Samuel Chan joins the Asia debt syndicate desk at Standard Chartered as the bank continues to increase its footprint in the region.

Standard Chartered Bank has hired former UBS syndicate banker Samuel Chan as it beefs up the numbers on its own bond syndicate desk, according to an announcement this week. Chan, who joins as a director based in Singapore, has already started his new job and will be working closely with and reporting to Jujhar Singh, head of Asia debt syndicate.

Chan brings with him the experience of having worked with some of the most highly regarded debt syndicate bankers in Asia during his time at UBS, including: Mark Leahy, who subsequently went to Deutsche Bank and is currently taking a break from investment banking; and Cristian Jonsson, who moved to a new role within UBS in September 2007. Since then, Chan had been working under Fergus Edwards, who is now running UBS's debt syndicate as a one-man team.
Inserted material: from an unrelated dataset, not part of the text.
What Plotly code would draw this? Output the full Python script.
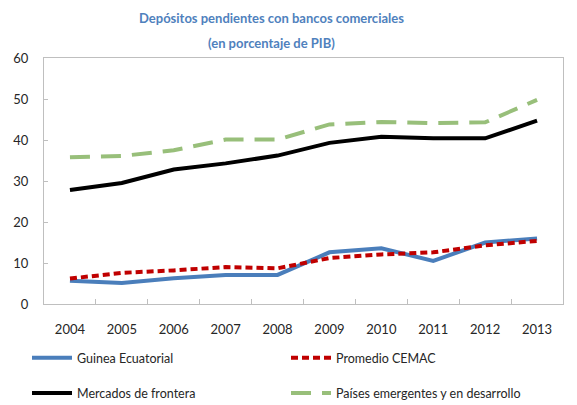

Chan left UBS in mid-February as part of the ongoing retrenchments at the firm, with sources saying that he volunteered to go once it became clear that the bank was looking to eliminate one of the two positions on the syndicate desk.

Standard Chartered is active in both G3 and local currency bonds, but its main strength is in local currency paper where it has been able to leverage its on-the-ground presence to become a key competitor to HSBC over the past few years. This is also an area which continues to see a lot of issuance activity despite the ongoing downturn.

Chan is joining a firm which, contrary to most other international investment banks in Asia, is still hiring. Sources say the UK-headquartered bank, which gets most of its revenues from Asia, is targeting key individuals who are being laid off from other banks or who are looking for a new challenge and are attracted to the possibility of working at a bank that still has a strong balance sheet to back up its business -- possibly they are also drawn to the fact that Standard Chartered is able to offer more money than their old firms, which have become subject to stricter compensation guidelines as part of their acceptance of government bailout money.

These observations are exemplified by a series of hiring announcements by Standard Chartered in Asia over the past six months. Last month it poached convertible bond specialist Ronnie Potel from Citi to head its equity-linked origination team; in January it hired 15-year Rabobank veteran Nelson Batubara as its new head of commodity trading and agribusiness in Indonesia; in October last year it brought on board Christian Wait from Lehman Brothers in New York as its new global head of capital markets; and a month before that it hired Vinod Aachi from Deutsche Bank to take on a newly created position as global head of structuring, and Vincent Van Pelt from Bear Stearns in London to become global head of equity derivatives and commodities.

In November last year, Standard Chartered also acquired Cazenove Asia with the aim of leveraging the UK firm's equity financing and execution abilities to strengthen its own equity capital markets business.

Standard Chartered's ability to weather the current downturn was put in black and white with the release of its 2008 earnings last week, which showed a 26% improvement in revenues and a 13% rise in net profit.